WASHINGTON DC - A US regulatory agency has approved a section of a new law that transparency advocates say could help with resource revenue in Cambodia.
On Aug. 22, the US Securities and Exchange Commission approved a section of the law meant to protect consumers and improve financial transparency in the wake of the 2008 financial meltdown.
The Dodd-Frank Wall Street Reform and Consumer Protection Act requires the disclosure of payments by US stock exchange-listed companies to foreign governments for exploration and production of oil, gas and minerals. The disclosures must also be made available online to the public, according to the law.
That means a company doing business with Cambodia will have to report any payment, which includes “taxes, royalties, fees (including license fees), production entitlements, bonuses, and other material benefits,” the law states.
Transparency International called the Aug. 22 passage of section 1504 of the law “a milestone in the long campaign for transparency in the extractive industry” that “sets a global benchmark.”
Cambodia expects to see oil revenue from offshore reserves by 2016, well after the law comes into effect, Sarath Chhay, executive director of the watchdog group Cambodians for Resource Revenue Transparency, told VOA Khmer in a recent interview.

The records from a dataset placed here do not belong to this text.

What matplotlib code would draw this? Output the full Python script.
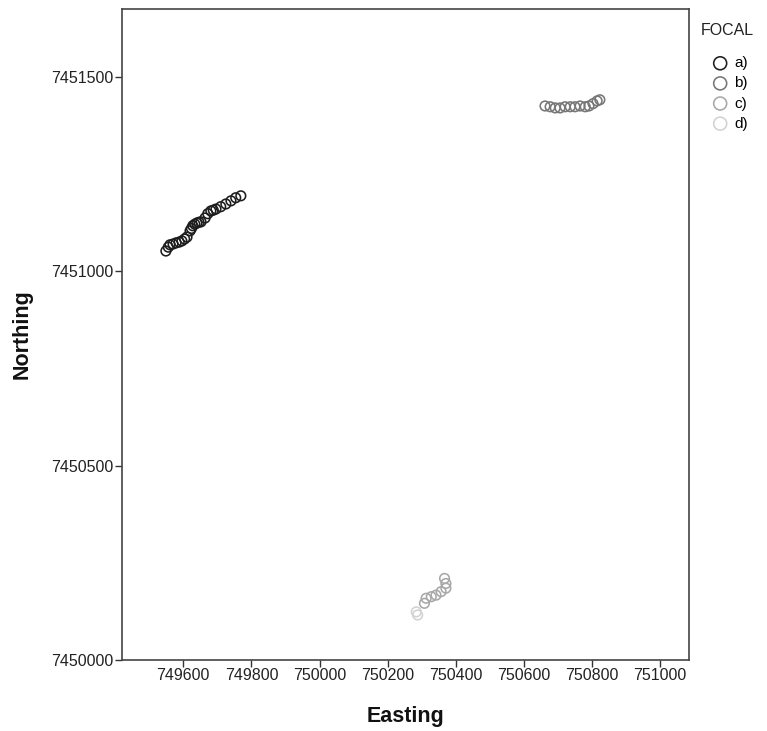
import matplotlib
matplotlib.use("Agg")
import matplotlib.pyplot as plt
from matplotlib.ticker import FixedLocator

plt.rcParams['font.family'] = ['Liberation Sans', 'DejaVu Sans']

# GPS fixes per focal animal (UTM easting / northing)
focal_labels = ["a)", "b)", "c)", "d)"]
focal_colors = ["#1e1e1e", "#777777", "#a8a8a8", "#d2d2d2"]

east_a = [749549, 749556, 749561, 749570, 749579, 749588, 749596, 749604, 749611, 749620,
          749624, 749628, 749634, 749640, 749646, 749652, 749664, 749672, 749681, 749688,
          749696, 749710, 749725, 749740, 749754, 749769]
north_a = [7451052, 7451062, 7451068, 7451070, 7451073, 7451075, 7451078, 7451083, 7451088, 7451104,
           7451110, 7451117, 7451121, 7451124, 7451126, 7451127, 7451137, 7451148, 7451155, 7451157,
           7451160, 7451166, 7451173, 7451181, 7451189, 7451194]

east_b = [750662, 750677, 750692, 750706, 750721, 750736, 750750, 750765, 750780, 750791,
          750803, 750815, 750823]
north_b = [7451425, 7451423, 7451420, 7451420, 7451423, 7451423, 7451423, 7451425, 7451423, 7451425,
           7451431, 7451438, 7451441]

east_c = [750367, 750371, 750371, 750357, 750342, 750328, 750313, 750308]
north_c = [7450210, 7450197, 7450185, 7450176, 7450167, 7450163, 7450159, 7450146]

east_d = [750284, 750288]
north_d = [7450124, 7450116]

x_ticks = [749600, 749800, 750000, 750200, 750400, 750600, 750800, 751000]
y_ticks = [7450000, 7450500, 7451000, 7451500]

fig = plt.figure(figsize=(7.67, 7.31), dpi=100)
ax = fig.add_axes([0.159, 0.097, 0.739, 0.891])

series = [(east_a, north_a), (east_b, north_b), (east_c, north_c), (east_d, north_d)]
for (xs, ys), lab, col in zip(series, focal_labels, focal_colors):
    ax.scatter(xs, ys, s=48, facecolors='none', edgecolors=col, linewidths=1.15, label=lab)

ax.set_xlim(749420, 751084)
ax.set_ylim(7450000, 7451675)
ax.xaxis.set_major_locator(FixedLocator(x_ticks))
ax.yaxis.set_major_locator(FixedLocator(y_ticks))
ax.set_xticklabels([str(v) for v in x_ticks])
ax.set_yticklabels([str(v) for v in y_ticks])
ax.tick_params(axis='both', direction='out', length=5, width=1, color='#333333',
               labelsize=11.5, labelcolor='#222222', pad=1)

for sp in ax.spines.values():
    sp.set_color('#444444')
    sp.set_linewidth(1.2)

ax.set_xlabel("Easting", fontsize=15.5, fontweight='bold', color='#111111')
ax.set_ylabel("Northing", fontsize=15.5, fontweight='bold', color='#111111')
ax.xaxis.set_label_coords(0.5, -0.071)
ax.yaxis.set_label_coords(-0.157, 0.5)

# legend title drawn separately so the gap to the entries can be set
fig.text(0.914, 0.958, "FOCAL", fontsize=11.5, color='#222222', ha='left', va='center')
ax.legend(loc='upper left', bbox_to_anchor=(0.927, 0.923), bbox_transform=fig.transFigure,
          frameon=False, fontsize=11, markerscale=1.35, handletextpad=0.3,
          labelspacing=0.4, handlelength=1.2, borderpad=0.0, borderaxespad=0.0)

fig.savefig("out.png", dpi=100)
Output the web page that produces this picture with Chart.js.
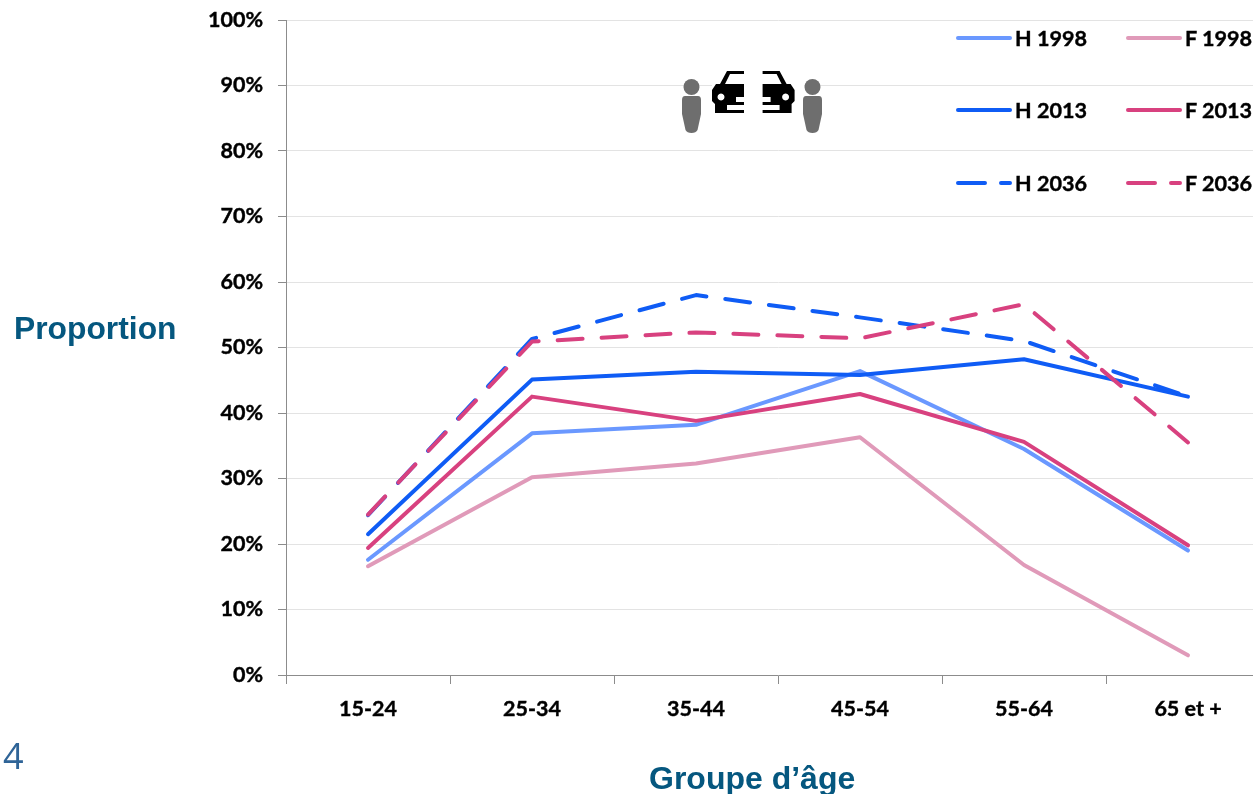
<!DOCTYPE html>
<html lang="fr">
<head>
<meta charset="utf-8">
<script src="https://cdn.jsdelivr.net/npm/chart.js@4"></script>
<style>
  html, body { margin: 0; padding: 0; background: #fff; overflow: hidden; width: 1253px; height: 794px; }
  #stage { position: relative; width: 1253px; height: 794px; overflow: hidden; }
  #box { position: absolute; left: 0; top: 0; width: 1270px; height: 794px; }
  .title { position: absolute; font-family: "Liberation Sans", Arial, sans-serif; font-weight: bold; color: #05577f; white-space: nowrap; }
  #pageNo { position: absolute; left: 3px; top: 732px; font: 36px "Open Sans", sans-serif; color: #2f6497; line-height: 48px; }
  .key { position: absolute; height: 30px; width: 130px; }
  .key svg { position: absolute; left: 0; top: 0; }
  .key span { position: absolute; left: 60px; top: 0; font: bold 21.6px Lato, sans-serif; line-height: 30px; color: #000; white-space: nowrap; -webkit-text-stroke: 0.4px #000; }
  #icons { position: absolute; left: 660px; top: 60px; }
</style>
</head>
<body>
<div id="stage">
  <div id="box"><canvas id="chart"></canvas></div>
  <svg id="icons" width="180" height="90" viewBox="0 0 180 90">
    <rect x="52" y="20" width="92" height="10" fill="#fff"/>
    <g id="person" fill="#6e6e6e">
      <circle cx="31.5" cy="27" r="8"/>
      <path d="M25 36 H38 Q41 36 41 40 V54 L37.5 70 Q36 73 31.5 73 Q27 73 25.5 70 L22 54 V40 Q22 36 25 36 Z"/>
    </g>
    <use href="#person" x="121"/>
    <g id="car" fill="#000">
      <path fill-rule="evenodd" d="M84 11 H67 L60 24 H56 L52 30 V41 L55 44 V53 H84 V50 H67 V45 H84 V42 H76 V37 H84 V24 H65 L70 14 H84 Z M61 33.5 A3.5 3.5 0 1 0 61.01 33.5 Z"/>
    </g>
    <use href="#car" transform="translate(186.6 0) scale(-1 1)"/>
  </svg>
  <div class="title" style="left:14px;top:309px;font-size:31.8px;line-height:38px">Proportion</div>
  <div class="title" style="left:649px;top:759px;font-size:32px;line-height:38px">Groupe d’âge</div>
  <div id="pageNo">4</div>
  <div id="legend"></div>
</div>
<script>
// Age groups and tick labels
const ageGroups = ['15-24', '25-34', '35-44', '45-54', '55-64', '65 et +'];

// Share of each group, in percent
const men1998 = [17.6, 36.9, 38.2, 46.4, 34.5, 19.0];
const women1998 = [16.6, 30.2, 32.3, 36.3, 16.8, 3.0];
const men2013 = [21.5, 45.1, 46.3, 45.8, 48.2, 42.5];
const women2013 = [19.4, 42.5, 38.8, 42.9, 35.6, 19.8];
const men2036 = [24.4, 51.3, 58.0, 54.6, 51.0, 42.5];
const women2036 = [24.5, 50.9, 52.3, 51.4, 56.6, 35.5];

const lightBlue = '#6a98ff', lightPink = '#e09ab9';
const blue = '#0f5cf5', pink = '#d8417f';
const dashes = [25, 19];

// A higher order is painted first, so later series sit on top
const line = (label, data, color, order, dash) => ({
  label, data, order, borderColor: color, backgroundColor: color,
  borderWidth: 4, borderDash: dash || [], pointRadius: 0, tension: 0,
  borderCapStyle: 'round', borderJoinStyle: 'round', clip: false
});

const datasets = [
  line('H 1998', men1998, lightBlue, 6),
  line('F 1998', women1998, lightPink, 5),
  line('H 2013', men2013, blue, 4),
  line('F 2013', women2013, pink, 3),
  line('H 2036', men2036, blue, 2, dashes),
  line('F 2036', women2036, pink, 1, dashes)
];

// Legend in two columns built from the datasets
const keyLeft = [955, 1125], keyTop = [23, 95, 168];
const legendEl = document.getElementById('legend');
datasets.forEach((d, i) => {
  const col = i % 2, row = Math.floor(i / 2);
  const dash = d.borderDash.length ? 'stroke-dasharray="27 16"' : '';
  const el = document.createElement('div');
  el.className = 'key';
  el.style.left = keyLeft[col] + 'px';
  el.style.top = keyTop[row] + 'px';
  el.innerHTML = `<svg width="60" height="30"><line x1="3" x2="55" y1="15" y2="15" stroke="${d.borderColor}" stroke-width="4" stroke-linecap="round" ${dash}/></svg><span>${d.label}</span>`;
  legendEl.appendChild(el);
});

const tickFont = { family: 'Lato', weight: 'bold', size: 21.5 };

new Chart(document.getElementById('chart'), {
  type: 'line',
  data: { labels: ageGroups, datasets },
  options: {
    responsive: true,
    maintainAspectRatio: false,
    animation: false,
    layout: { padding: { top: 20, right: 0, bottom: 0, left: 0 } },
    plugins: { legend: { display: false }, tooltip: { enabled: false } },
    scales: {
      x: {
        offset: true,
        afterFit: s => { s.height = 119; },
        grid: { offset: true, drawOnChartArea: false, drawTicks: true, tickLength: 9, color: '#8c8c8c', lineWidth: 1 },
        border: { color: '#8c8c8c', width: 1 },
        ticks: { color: '#000', padding: 12, maxRotation: 0, autoSkip: false, font: tickFont, textStrokeColor: '#000', textStrokeWidth: 0.4 }
      },
      y: {
        min: 0, max: 100,
        // Keep the plot top fixed: the tick padding would otherwise push it down
        afterFit: s => { s.width = 286; s.paddingTop = 0; },
        grid: { color: '#e3e3e3', lineWidth: 1, tickLength: 8, tickColor: '#8c8c8c' },
        border: { color: '#8c8c8c', width: 1 },
        ticks: { stepSize: 10, color: '#000', padding: 15, font: tickFont, textStrokeColor: '#000', textStrokeWidth: 0.4, callback: v => v + '%' }
      }
    }
  }
});
</script>
</body>
</html>
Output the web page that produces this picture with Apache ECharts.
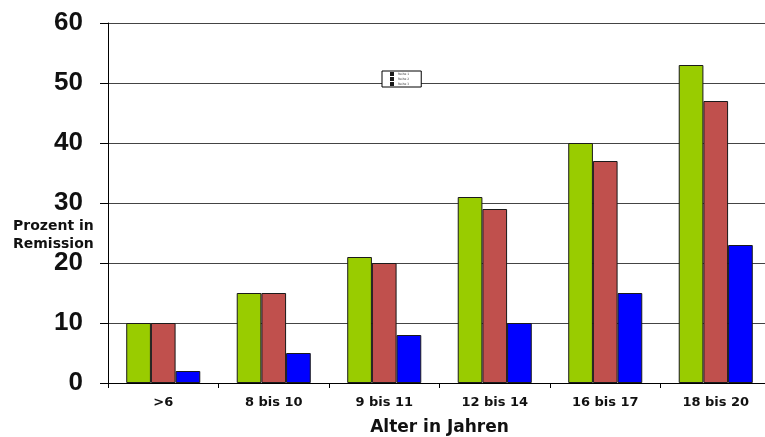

By then, US companies will have to publicize their payments to the Cambodian government, he said. “Then, if people know how much we get from oil and gas, they can keep the government accountable,” he said.
International and local groups say they fear Cambodia lacks the transparency and rule of law to responsibility use its resource revenues. Critics point to the luxury timber trade, which is rife with corruption and has stripped Cambodia of much of its forest cover, enriching only an elite class in the process.
And the Dodd-Frank law is not a cure-all. Under the law, only US-listed companies will have to report. Currently, the US-listed oil giant Chevron is investing in offshore oil extraction in Cambodia, through a locally registered company. It has invested $160 million so far in the endeavor, Oilprice.com reported earlier this year.
But there are companies from Europe, Asia and the Middle East all with interests in Cambodia’s oil, gas and minerals.
Sarath Chhay said the US law is being used as an example by the European Union, which could pass similar legislation to improve transparency in global finance, including in the extractive industries, he said.
The US law should be an example to Cambodia, too, he said. “If our government pays attention to this law, it would prove to the world and potential investors that Cambodia is on the right track, and they would be confident to come and invest in Cambodia.”
Sarath Chhay said his group wants to see the EU pass its law as soon as possible. He also encouraged Cambodia to sign onto an international agreement called the Extractive Industries Transparency Initiative, which would improve disclosures in the extractive industry.
“Being a member of EITI benefits the country a great deal, because it helps the effectiveness of collecting resource revenue and attracts potential investors to Cambodia,” he said. “Socially responsible companies can only invest in countries with the rule of law.”